There is a small difference between both.
Second declaration assignates the reference associated to the constant SOMEto the variable str
First declaration creates a new String having for value the value of the constant SOME and assignates its reference to the variable str.
In the first case, a second String has been created having the same value that SOME which implies more inititialization time. As a consequence, you should avoid it. Furthermore, at compile time, all constants SOMEare transformed into the same instance, which uses far less memory.
As a consequence, always prefer second syntax.
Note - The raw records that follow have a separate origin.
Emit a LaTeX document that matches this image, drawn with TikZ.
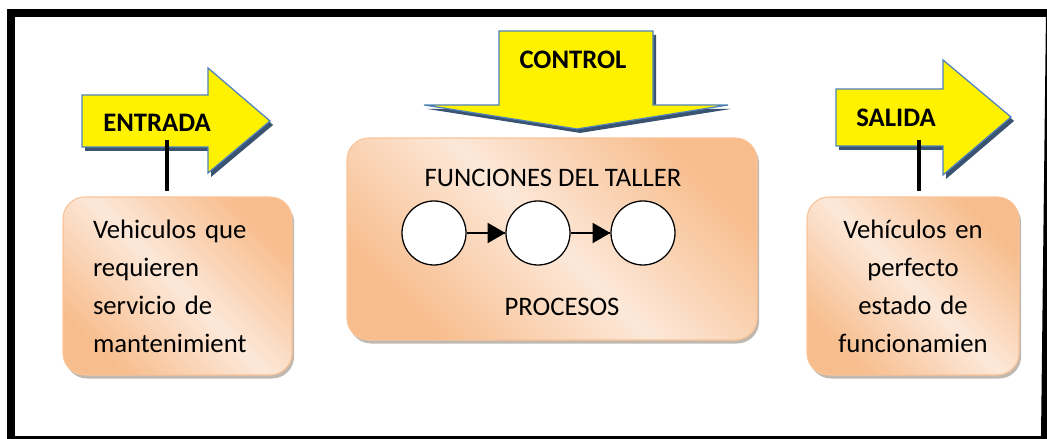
\documentclass[tikz,border=0pt]{standalone}
\usepackage{fontspec}
\setmainfont{Carlito}
\usetikzlibrary{arrows}
\usetikzlibrary{decorations.markings}
\usetikzlibrary{shadows}
\tikzset{flow/.style = {decoration={markings,
                                    mark=at position 1 with {\arrow[scale=1.45]{triangle 60}}},
                        postaction={decorate}}}
\definecolor{ablue}{rgb}{0.31, 0.51, 0.74}
\definecolor{anavy}{rgb}{0.14, 0.25, 0.38}
\definecolor{bdark}{rgb}{0.97, 0.74, 0.55}
\definecolor{blight}{rgb}{0.99, 0.91, 0.85}
\definecolor{bline}{rgb}{0.98, 0.77, 0.60}
\tikzset{bigarrow/.style = {fill=yellow, draw=ablue, line width=0.9pt,
                            drop shadow={shadow xshift=2.2pt, shadow yshift=-2.8pt,
                                         fill=anavy, opacity=0.9}}}
\tikzset{infobox/.style = {rectangle, rounded corners=0.55cm, draw=bline, line width=0.8pt,
                           top color=bdark, bottom color=bdark, middle color=blight,
                           shading angle=-45, minimum height=4.45cm,
                           drop shadow={shadow xshift=1.5pt, shadow yshift=-2.5pt,
                                        fill=black!60!brown, opacity=0.35}}}
\tikzset{stage/.style = {circle, draw, line width=0.9pt, fill=white,
                         minimum size=1.6cm, inner sep=0pt}}
\tikzset{tag/.style = {font=\fontsize{19}{27}\selectfont\bfseries, inner sep=0pt}}
\tikzset{stem/.style = {line width=2.2pt, shorten >=0.125cm}}

\begin{document}
\begin{tikzpicture}[font=\fontsize{19}{27}\selectfont]
    \useasboundingbox (0, 0) rectangle (26.175, 10.975);

    % frame
    \draw [line width=5.5pt] (0.275, 0) -- (0.275, 10.75);
    \draw [line width=5.7pt] (0.2, 10.65) -- (26.3, 10.65);
    \draw [line width=4.3pt] (26.225, 10.65) -- (26.1, 0);
    \draw [line width=4.3pt] (0.275, 0) -- (26.1, 0);

    % input
    \draw [bigarrow] (2.05, 8.6) -- (5.2, 8.6) -- (5.2, 9.275) -- (6.75, 7.95)
        -- (5.2, 6.65) -- (5.2, 7.3) -- (2.05, 7.3) -- cycle;
    \node [tag] (entrada) at (3.925, 7.9) {ENTRADA};
    \node [infobox, minimum width=5.725cm, text width=4.225cm, inner xsep=0.75cm, align=left]
        (inbox) at (4.4375, 3.825) {Vehiculos que\\ requieren\\ servicio de\\ mantenimient};
    \coordinate (intail) at (4.175, 7.475);
    \draw [stem] (intail) -- (intail |- inbox.north);

    % control
    \draw [bigarrow] (12.475, 10.2) -- (16.325, 10.2) -- (16.325, 8.35) -- (18.2, 8.35)
        -- (14.425, 7.75) -- (10.6, 8.35) -- (12.475, 8.35) -- cycle;
    \node [tag] (control) at (14.325, 9.475) {CONTROL};

    % process box
    \node [infobox, minimum width=10.25cm, minimum height=5.05cm] (taller) at (13.8, 5.0) {};
    \node (funciones) at (13.825, 6.525) {FUNCIONES DEL TALLER};
    \node [stage] (p1) at (10.85, 5.15) {};
    \node [stage] (p2) at (13.45, 5.15) {};
    \node [stage] (p3) at (16.075, 5.15) {};
    \draw [flow, line width=1.4pt] (p1) -- (p2);
    \draw [flow, line width=1.4pt] (p2) -- (p3);
    \node (procesos) at (14.05, 3.3) {PROCESOS};

    % output
    \draw [bigarrow] (20.9, 8.75) -- (23.575, 8.75) -- (23.575, 9.475) -- (25.275, 8.05)
        -- (23.575, 6.6) -- (23.575, 7.325) -- (20.9, 7.325) -- cycle;
    \node [tag] (salida) at (22.4, 8.025) {SALIDA};
    \node [infobox, minimum width=5.3cm, text width=4.3cm, align=center]
        (outbox) at (22.825, 3.825) {Vehículos en\\ perfecto\\ estado de\\ funcionamien};
    \coordinate (outtail) at (22.975, 7.475);
    \draw [stem] (outtail) -- (outtail |- outbox.north);
\end{tikzpicture}
\end{document}
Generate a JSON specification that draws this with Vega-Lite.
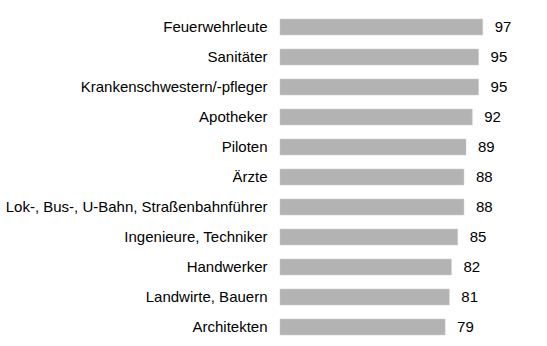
{
  "$schema": "https://vega.github.io/schema/vega-lite/v6.json",
  "autosize": "none",
  "width": 209,
  "height": 330,
  "padding": {"left": 280, "top": 12, "right": 58, "bottom": 4},
  "background": "white",
  "config": {"view": {"stroke": null}, "font": "Liberation Sans"},
  "data": {"values": [
    {"job": "Feuerwehrleute", "value": 97},
    {"job": "Sanitäter", "value": 95},
    {"job": "Krankenschwestern/-pfleger", "value": 95},
    {"job": "Apotheker", "value": 92},
    {"job": "Piloten", "value": 89},
    {"job": "Ärzte", "value": 88},
    {"job": "Lok-, Bus-, U-Bahn, Straßenbahnführer", "value": 88},
    {"job": "Ingenieure, Techniker", "value": 85},
    {"job": "Handwerker", "value": 82},
    {"job": "Landwirte, Bauern", "value": 81},
    {"job": "Architekten", "value": 79}
  ]},
  "encoding": {
    "y": {"field": "job", "type": "nominal", "sort": null,
      "scale": {"paddingInner": 0.47, "paddingOuter": 0.235},
      "axis": {"title": null, "domain": false, "ticks": false, "labelPadding": 13, "labelFontSize": 15, "labelColor": "#000000", "labelFont": "Liberation Sans", "labelLimit": 300}},
    "x": {"field": "value", "type": "quantitative", "scale": {"domain": [0, 100]}, "axis": null}
  },
  "layer": [
    {"mark": {"type": "bar", "color": "#b3b3b3", "stroke": "#c8c8c8", "strokeWidth": 0.5}},
    {"mark": {"type": "text", "align": "left", "dx": 12, "fontSize": 15, "color": "#000000", "font": "Liberation Sans"},
     "encoding": {"text": {"field": "value", "type": "quantitative"}}}
  ]
}
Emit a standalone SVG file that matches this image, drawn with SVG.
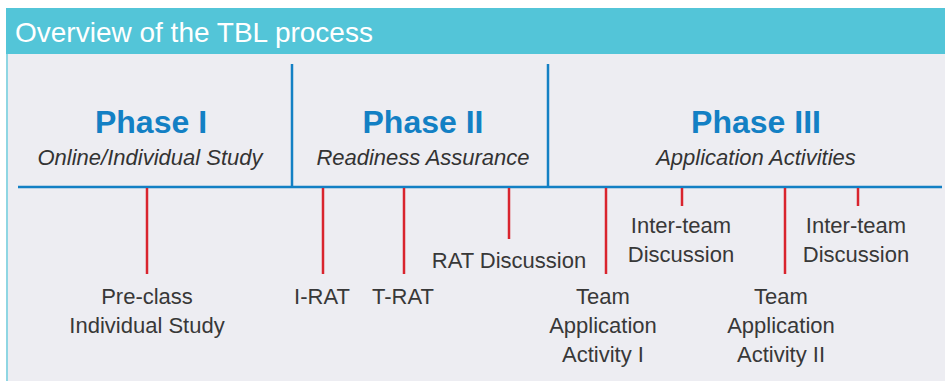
<svg xmlns="http://www.w3.org/2000/svg" width="945" height="381" viewBox="0 0 945 381">
  <style>
    .phase { font-family: "Liberation Sans", Arial, sans-serif; font-weight: bold; font-size: 32px; fill: #1380C4; text-anchor: middle; }
    .sub { font-family: "Liberation Sans", Arial, sans-serif; font-style: italic; font-size: 22px; fill: #333; text-anchor: middle; }
    .lbl { font-family: "Liberation Sans", Arial, sans-serif; font-size: 22px; fill: #383838; text-anchor: middle; }
    .axis { stroke: #1380C4; stroke-width: 2.5; fill: none; }
    .tick { stroke: #D9242E; stroke-width: 2.5; fill: none; }
  </style>
  <rect x="0" y="0" width="945" height="381" fill="#ffffff"/>
  <!-- panel -->
  <rect x="6" y="54" width="939" height="327" fill="#EDEDF2"/>
  <line x1="7" y1="54" x2="7" y2="381" stroke="#8FD6E3" stroke-width="2"/>
  <rect x="6" y="8" width="939" height="46" fill="#53C5D8"/>
  <text x="15" y="42" font-family="'Liberation Sans', Arial, sans-serif" font-size="28" fill="#ffffff">Overview of the TBL process</text>

  <g id="connectors">
    <line class="axis" x1="18" y1="187" x2="942" y2="187"/>
    <line class="axis" x1="292" y1="64" x2="292" y2="187"/>
    <line class="axis" x1="548" y1="64" x2="548" y2="187"/>
    <line class="tick" x1="147" y1="188" x2="147" y2="274"/>
    <line class="tick" x1="323" y1="188" x2="323" y2="274"/>
    <line class="tick" x1="404" y1="188" x2="404" y2="274"/>
    <line class="tick" x1="509" y1="188" x2="509" y2="239"/>
    <line class="tick" x1="606" y1="188" x2="606" y2="274"/>
    <line class="tick" x1="682" y1="188" x2="682" y2="206"/>
    <line class="tick" x1="785" y1="188" x2="785" y2="274"/>
    <line class="tick" x1="858" y1="188" x2="858" y2="206"/>
  </g>

  <g id="phase1">
    <text class="phase" x="151" y="133">Phase I</text>
    <text class="sub" x="150" y="165">Online/Individual Study</text>
  </g>
  <g id="phase2">
    <text class="phase" x="423" y="133">Phase II</text>
    <text class="sub" x="423" y="165">Readiness Assurance</text>
  </g>
  <g id="phase3">
    <text class="phase" x="756" y="133">Phase III</text>
    <text class="sub" x="756" y="165">Application Activities</text>
  </g>

  <g id="preclass">
    <text class="lbl" x="147" y="304">Pre-class</text>
    <text class="lbl" x="147" y="333">Individual Study</text>
  </g>
  <g id="irat"><text class="lbl" x="322" y="304">I-RAT</text></g>
  <g id="trat"><text class="lbl" x="403" y="304">T-RAT</text></g>
  <g id="ratdiscussion"><text class="lbl" x="509" y="268">RAT Discussion</text></g>
  <g id="tapp1">
    <text class="lbl" x="603" y="304">Team</text>
    <text class="lbl" x="603" y="333">Application</text>
    <text class="lbl" x="603" y="362">Activity I</text>
  </g>
  <g id="inter1">
    <text class="lbl" x="681" y="233">Inter-team</text>
    <text class="lbl" x="681" y="262">Discussion</text>
  </g>
  <g id="tapp2">
    <text class="lbl" x="781" y="304">Team</text>
    <text class="lbl" x="781" y="333">Application</text>
    <text class="lbl" x="781" y="362">Activity II</text>
  </g>
  <g id="inter2">
    <text class="lbl" x="856" y="233">Inter-team</text>
    <text class="lbl" x="856" y="262">Discussion</text>
  </g>
</svg>
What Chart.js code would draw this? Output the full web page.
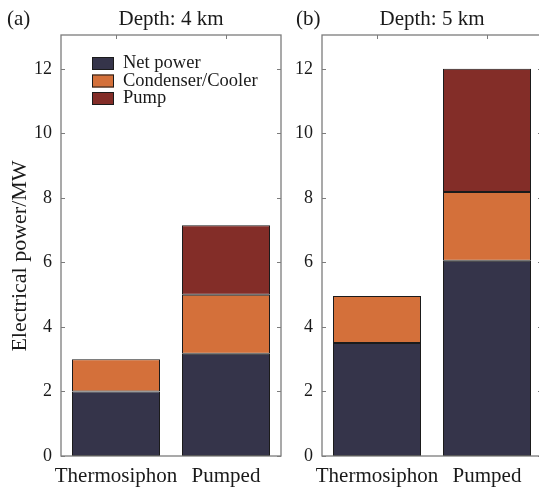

String s1 = "Welcome"; // Does not create a new instance
String s2 = new String("Welcome"); // Creates two objects and one reference variable
First one will create new String object in heap and str will refer it. In addition literal will also be placed in String pool. It means 2 objects will be created and 1 reference variable.
Second option will create String literal in pool only and str will refer it. So only 1 Object will be created and 1 reference. This option will use the instance from String pool always rather than creating new one each time it is executed.